Такого рода герой, утверждающий право на свою точку зрения, но в экстремальных ситуациях принимающий иное решение или не принимающий вообще никакого решения, есть и в «Войне и мире». Это Николай Ростов. Он тоже, как и Левин, близок писателю по духу. Он активен и решителен в мечтаниях, но непредсказуем на поприще их реализации. Ему присуща нерешительность в действиях. Ростов чужд рефлексии, Левин одержим ею, и потому для него ситуация выбора становится еще более непредсказуемой, отсюда и прямой ответ: «Я не знаю».

В художественном мире Толстого сюжетно оформленные ситуации непредсказуемости встречаются часто — от слабостей Отца Сергия до «Простите!» Катюши Масловой, любившей Нехлюдова, но остановившей свой выбор на Симонсоне. Художник оказывался выше идеологических установок. Искусство поистине есть «опыт в лаборатории» (Л. Толстой).

Достоевский в штыки принял антиславянские настроения Левина. Он не сомневался в том, что России суждена особая благородная миссия в общеславянском движении и что, если потребуются жертвы для ее исполнения, их надо принести, а если потребуется насилие, то и оно имеет право на жизнь.

Однако надо помнить, что раздумья Достоевского протекали в форме публицистических откровений («Дневник писателя»), и не факт, что при художественном воплощении проблемы писатель мыслил бы теми же категориями.

Толстого всегда традиционно относят к лагерю людей, противостоящих государственной политике царского правительства.
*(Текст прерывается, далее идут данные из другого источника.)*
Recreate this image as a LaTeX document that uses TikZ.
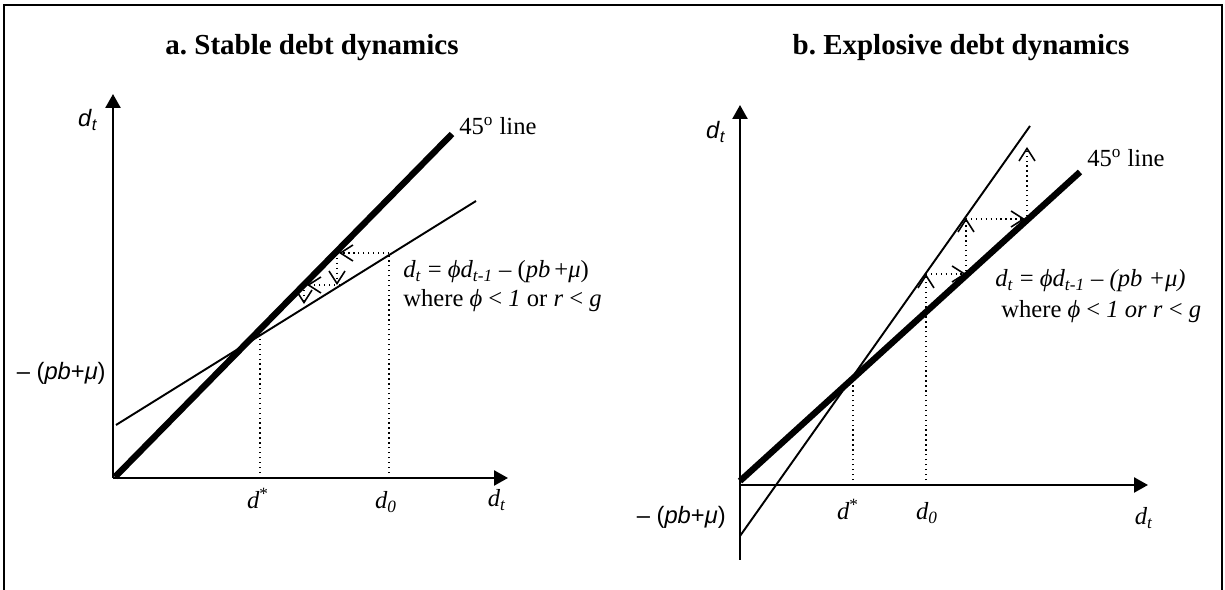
\documentclass[tikz,border=0pt]{standalone}
\usepackage{fontspec}
\setmainfont{Liberation Serif}
\setsansfont{Liberation Sans}
\usepackage{tikz}
\usetikzlibrary{arrows.meta,positioning,calc}
\newcommand{\SfDt}{\textsf{\textit{d}\textsubscript{\textit{t}}}}
\newcommand{\SfPb}{\textsf{– (\textit{pb}+\textit{μ})}}

\begin{document}
\begin{tikzpicture}[
    x=0.02cm, y=-0.02cm,
    axis/.style={line width=1.4pt, -{Triangle[length=0.28cm, width=0.3cm]}},
    fortyfive/.style={line width=3.6pt},
    dyn/.style={line width=1.1pt},
    guide/.style={dotted, line width=0.8pt},
    cob/.style={dotted, line width=0.8pt, -{Straight Barb[length=2.5mm, width=3.2mm, line width=0.9pt]}},
    ttl/.style={font=\bfseries\fontsize{16.5}{20}\selectfont},
    lbl/.style={font=\fontsize{14}{16}\selectfont, inner sep=0pt},
    sflbl/.style={font=\fontsize{13.5}{16}\selectfont, inner sep=0pt},
]
\useasboundingbox (0,0) rectangle (1225,590);
\draw[line width=1.2pt] (4,590) -- (4,5) -- (1222,5) -- (1222,590);

% a. stable
\node[ttl, anchor=base] (tita) at (312,55) {a.\ Stable debt dynamics};
\coordinate (oa) at (113,478);
\coordinate (ya) at (113,94);
\coordinate (xa) at (508,478);
\draw[axis] (oa) -- (ya);
\draw[axis] (oa) -- (xa);
\node[sflbl] (dya) at (88,120) {\SfDt};
\node[sflbl, anchor=east] (pba) at (106,373) {\SfPb};

\coordinate (fa0) at (115,477);
\coordinate (fa1) at (452,134);
\draw[fortyfive] (fa0) -- (fa1);
\coordinate (sa0) at (116,425);
\coordinate (sa1) at (476,201);
\draw[dyn] (sa0) -- (sa1);
\node[lbl, anchor=base west] (fla) at (459,135) {45\textsuperscript{o} line};
\node[lbl, anchor=base west] (eqa) at (403,278) {\textit{d}\textsubscript{\textit{t}} = \textit{ϕd}\textsubscript{\textit{t-1}} – (\textit{pb}\,+\textit{μ})};
\node[lbl, anchor=base west] (wha) at (403,307) {where \textit{ϕ} < \textit{1} or \textit{r} < \textit{g}};

\draw[guide] (260,478) -- (260,329);
\draw[guide] (389,478) -- (389,253);
\draw[cob] (389,253) -- (339,253);
\draw[cob] (337,253) -- (337,285);
\draw[cob] (340,285) -- (307,285);
\draw[cob] (304,285) -- (304,304);

\node[lbl, anchor=base] (dsa) at (258,509) {\textit{d}\textsuperscript{*}};
\node[lbl, anchor=base] (d0a) at (386,509) {\textit{d}\textsubscript{\textit{0}}};
\node[lbl, anchor=base] (dxa) at (497,507) {\textit{d}\textsubscript{\textit{t}}};

% b. explosive
\node[ttl, anchor=base] (titb) at (961,55) {b.\ Explosive debt dynamics};
\coordinate (ob) at (740,485);
\coordinate (bb) at (740,560);
\coordinate (yb) at (740,105);
\coordinate (xb) at (1148,485);
\draw[line width=1.4pt] (bb) -- (ob);
\draw[axis] (ob) -- (yb);
\draw[axis] (ob) -- (xb);
\node[sflbl] (dyb) at (716,132) {\SfDt};
\node[sflbl, anchor=east] (pbb) at (726,517) {\SfPb};

\coordinate (fb0) at (740,481);
\coordinate (fb1) at (1080,172);
\draw[fortyfive] (fb0) -- (fb1);
\coordinate (eb0) at (740,536);
\coordinate (eb1) at (1030,126);
\draw[dyn] (eb0) -- (eb1);
\node[lbl, anchor=base west] (flb) at (1087,167) {45\textsuperscript{o} line};
\node[lbl, anchor=base west] (eqb) at (995,287) {\textit{d}\textsubscript{\textit{t}} = \textit{ϕd}\textsubscript{\textit{t-1}} – \textit{(pb +μ)}};
\node[lbl, anchor=base west] (whb) at (1001,318) {where \textit{ϕ} < \textit{1 or r} < \textit{g}};

\draw[guide] (853,485) -- (853,378);
\draw[cob] (926,485) -- (926,274);
\draw[cob] (926,274) -- (966,274);
\draw[cob] (966,276) -- (966,218);
\draw[cob] (966,219) -- (1025,219);
\draw[cob] (1027,221) -- (1027,147);

\node[lbl, anchor=base] (dsb) at (848,520) {\textit{d}\textsuperscript{*}};
\node[lbl, anchor=base] (d0b) at (927,520) {\textit{d}\textsubscript{\textit{0}}};
\node[lbl, anchor=base] (dxb) at (1144,525) {\textit{d}\textsubscript{\textit{t}}};
\end{tikzpicture}
\end{document}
Однако, как показывает текст романа и публицистические рассуждения в ненапечатанном Эпилоге, Толстой в годы написания «Анны Карениной», при всей критике современной ему действительности, был государственником в вопросах внешней политики России.

Важно и другое: испытывая неприязненное отношение к общественной жизни России с ее извечной борьбой между славянофилами и западниками, консерваторами и либералами, он оставался над схваткой враждующих лагерей, чувствовал себя абсолютно свободным в принятии решений и никогда не ставил себя в зависимость от общественного мнения. Оставаться всегда самим собой, быть верным провозглашенному еще в молодости принципу: «Герцен сам по себе, а я сам по себе», — такова жизненная установка писателя. Он был свободно мыслящей личностью. И никакие катковы, страховы, аксаковы, михайловские, соловьевы, чичерины не могли лишить его собственного мнения.
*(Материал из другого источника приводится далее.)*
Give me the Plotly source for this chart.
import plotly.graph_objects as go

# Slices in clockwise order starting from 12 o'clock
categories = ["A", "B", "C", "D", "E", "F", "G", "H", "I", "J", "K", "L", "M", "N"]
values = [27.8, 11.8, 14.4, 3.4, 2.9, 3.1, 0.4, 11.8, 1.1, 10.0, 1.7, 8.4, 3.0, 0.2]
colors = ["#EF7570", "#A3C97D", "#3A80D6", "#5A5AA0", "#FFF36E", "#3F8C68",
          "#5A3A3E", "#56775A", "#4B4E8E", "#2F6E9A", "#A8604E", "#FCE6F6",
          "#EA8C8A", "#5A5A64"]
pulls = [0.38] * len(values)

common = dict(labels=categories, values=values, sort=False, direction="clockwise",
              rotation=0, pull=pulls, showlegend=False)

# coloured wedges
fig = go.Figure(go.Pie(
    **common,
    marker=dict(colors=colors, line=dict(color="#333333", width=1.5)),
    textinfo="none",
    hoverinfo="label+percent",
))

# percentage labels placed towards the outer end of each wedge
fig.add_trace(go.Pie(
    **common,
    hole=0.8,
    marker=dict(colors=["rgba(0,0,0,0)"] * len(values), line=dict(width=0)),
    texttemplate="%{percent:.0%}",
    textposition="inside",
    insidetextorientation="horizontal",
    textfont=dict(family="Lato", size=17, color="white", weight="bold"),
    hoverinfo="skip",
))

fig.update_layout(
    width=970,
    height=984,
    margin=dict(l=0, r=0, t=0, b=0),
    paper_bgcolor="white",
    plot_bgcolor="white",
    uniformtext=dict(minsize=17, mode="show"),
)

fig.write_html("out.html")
«Сами по себе» предстают в произведениях Толстого и его герои. Анна, как и Татьяна Пушкина, бог знает что вытворяет в романе. По своей художественной орбите движется Левин. У героя свое небо и своя судьба. Он говорит то, что думает. Крепка ли его мысль и насколько она нам близка — это уже проблемы читательского восприятия образа и социальных привязанностей.
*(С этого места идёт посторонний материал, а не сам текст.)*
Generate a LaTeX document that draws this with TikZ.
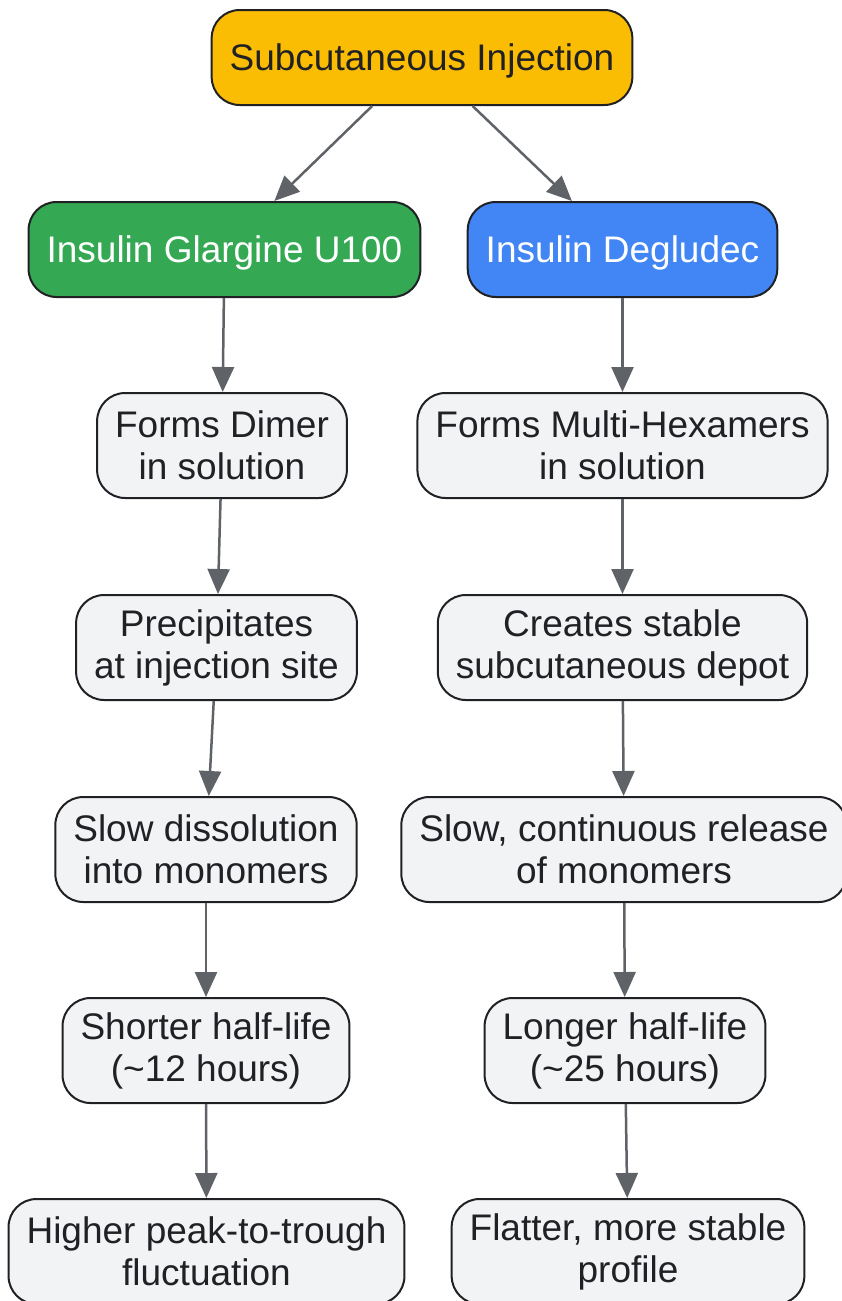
\documentclass[tikz,border=0pt]{standalone}
\usepackage{fontspec}
\setmainfont{Liberation Sans}
\usetikzlibrary{arrows.meta,%
                shapes,positioning}
\definecolor{injyellow}{HTML}{FBBC04}
\definecolor{glargreen}{HTML}{34A853}
\definecolor{degblue}{HTML}{4285F4}
\definecolor{stepgrey}{HTML}{F1F3F4}
\definecolor{boxline}{HTML}{202124}
\definecolor{ink}{HTML}{202124}
\definecolor{arrowgrey}{HTML}{5F6368}
\tikzset{
  box/.style={draw=boxline, line width=2pt, rounded corners=28pt, fill=stepgrey,
              text=ink, align=center, inner xsep=18pt, minimum height=105pt,
              font=\fontsize{37}{42}\selectfont,
              execute at begin node={\rule{0pt}{33pt}}},
  head/.style={box, minimum height=95pt},
  flow/.style={draw=arrowgrey, line width=2.5pt, -{Triangle[length=25pt,width=22pt]}}
}

\begin{document}
\begin{tikzpicture}[x=1pt,y=-1pt]
\useasboundingbox (0,0) rectangle (841,1301);
% top
\node[head, fill=injyellow] (inj) at (422, 57.5) {Subcutaneous Injection};
\node[head, fill=glargreen, text=white] (glar) at (224.5, 249.5) {Insulin Glargine U100};
\node[head, fill=degblue, text=white] (deg) at (622.5, 249.5) {Insulin Degludec};
% glargine column
\node[box] (dimer) at (222, 445.5) {Forms Dimer\\in solution};
\node[box] (precip) at (216.5, 647.5) {Precipitates\\at injection site};
\node[box] (dissol) at (206, 849.5) {Slow dissolution\\into monomers};
\node[box] (short) at (206, 1050.5) {Shorter half-life\\(\textasciitilde12 hours)};
\node[box] (peak) at (206.5, 1251.5) {Higher peak-to-trough\\fluctuation};
% degludec column
\node[box] (hexa) at (622.5, 445.5) {Forms Multi-Hexamers\\in solution};
\node[box] (depot) at (622.5, 647.5) {Creates stable\\subcutaneous depot};
\node[box] (release) at (624, 849.5) {Slow, continuous release\\of monomers};
\node[box] (long) at (625, 1050.5) {Longer half-life\\(\textasciitilde25 hours)};
\node[box] (flat) at (628, 1251.5) {Flatter, more stable\\profile};
% arrows
\draw[flow] (inj) -- (glar);
\draw[flow] (inj) -- (deg);
\draw[flow] (glar) -- (dimer);
\draw[flow] (dimer) -- (precip);
\draw[flow] (precip) -- (dissol);
\draw[flow] (dissol) -- (short);
\draw[flow] (short) -- (peak);
\draw[flow] (deg) -- (hexa);
\draw[flow] (hexa) -- (depot);
\draw[flow] (depot) -- (release);
\draw[flow] (release) -- (long);
\draw[flow] (long) -- (flat);
\end{tikzpicture}
\end{document}
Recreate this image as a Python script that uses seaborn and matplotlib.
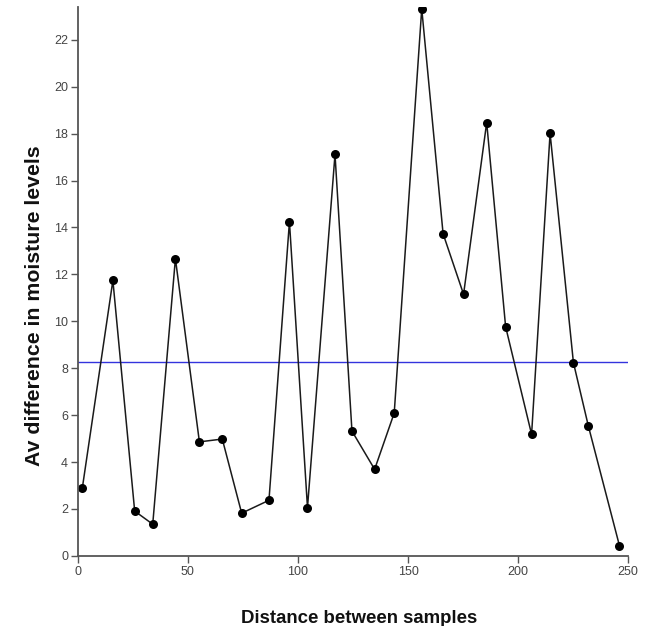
import matplotlib
matplotlib.use("Agg")
import matplotlib.pyplot as plt
import seaborn as sns
import pandas as pd

distance = [2.0, 15.9, 25.8, 34.0, 44.3, 55.2, 65.6, 74.4, 86.8, 96.1, 104.3, 116.8,
            124.5, 134.8, 143.7, 156.2, 165.9, 175.2, 185.7, 194.3, 206.1, 214.5,
            225.1, 231.9, 246.0]
moisture = [2.88, 11.74, 1.91, 1.35, 12.67, 4.86, 4.98, 1.82, 2.37, 14.24, 2.06, 17.11,
            5.32, 3.69, 6.09, 23.32, 13.73, 11.15, 18.47, 9.77, 5.18, 18.01,
            8.24, 5.53, 0.44]
mean_level = 8.27
x_ticks = [0, 50, 100, 150, 200, 250]
y_ticks = [0, 2, 4, 6, 8, 10, 12, 14, 16, 18, 20, 22]

df = pd.DataFrame({"distance": distance, "moisture": moisture})

sns.set_style("white")
plt.rcParams["font.family"] = ["Liberation Sans", "DejaVu Sans"]

fig = plt.figure(figsize=(6.49, 6.26), dpi=100)
ax = fig.add_axes([0.120, 0.112, 0.848, 0.877])

sns.lineplot(data=df, x="distance", y="moisture", ax=ax, color="#1a1a1a",
             linewidth=1.1, marker="o", markersize=6.5, markeredgewidth=0,
             markerfacecolor="black", sort=False)
ax.plot([0, 250], [mean_level, mean_level], color="#3333dd", linewidth=1.0, zorder=1)

ax.set_xlim(0, 250)
ax.set_ylim(0, 23.4)
ax.set_xticks(x_ticks)
ax.set_yticks(y_ticks)
ax.margins(0)

for side in ["top", "right"]:
    ax.spines[side].set_visible(False)
for side in ["left", "bottom"]:
    ax.spines[side].set_color("#555555")
    ax.spines[side].set_linewidth(1.3)

ax.tick_params(axis="both", which="major", direction="out", length=5, width=1,
               color="#555555", labelcolor="#444444", labelsize=9, pad=2,
               left=True, bottom=True)

ax.set_xlabel("Distance between samples", fontsize=13.4, fontweight="bold",
              color="#111111")
ax.set_ylabel("Av difference in moisture levels", fontsize=15.3, fontweight="bold",
              color="#111111")
ax.xaxis.set_label_coords(0.511, -0.098)
ax.yaxis.set_label_coords(-0.061, 0.455)

fig.savefig("out.png", dpi=100, facecolor="white")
Толстой создал в романе континуум, в котором уместилась разноликая Россия. Даже в заключительной части «Анны Карениной» выписаны десятки судеб, представлено несколько точек зрения на славянский вопрос. И кому-то ближе окажется Вронский, кому-то Левин, а кого-то, несмотря на авторскую иронию, тронут взгляды Кознышева на судьбу славянских народов, в том числе и русского.

И все же в «Анне Карениной» есть одна зацепка, которая выводит нас из романной коллизии и бросает к безднам реальной жизни. Это проблема сочувствия и сострадания к тем, кто стал жертвой зверских расправ оккупантов.

Позиция Достоевского в этом вопросе бескомпромиссна. В ситуации «Убить или не убить насильника» Левин отвечает: «Не знаю», а Достоевский, рисуя сцену, как «стоит Левин уже на месте, там, с ружьем и со штыком, а в двух шагах от него турок сладострастно приготовляется выколоть иголкой глазки ребенку, который уже у него в руках» (XXV, 220), понимает, что в этой ситуации надо «убить турку».

Однако в левинском «Не знаю» скрыта формула всей дальнейшей судьбы Толстого, которую он, разгадав, положил в основу своей философии. «Не противься злу насилием» — это прежде всего изначальное, непосредственное неприятие даже самой возможности на зло отвечать злом, это активное нежелание решать проблемы с помощью насилия, тем более убийства. Это изначальная чистота нравственного чувства, не позволяющая смотреть на мир греховными глазами. Главное, чтобы в человеке была потребность так чувствовать и так видеть реальную жизнь.

Как и что будет складываться на самом деле — знание это не всегда во власти человека (!!!). Сам Толстой неоднократно писал об этом, да и сама жизнь, как и творчество, располагают именно к такой постановке проблемы.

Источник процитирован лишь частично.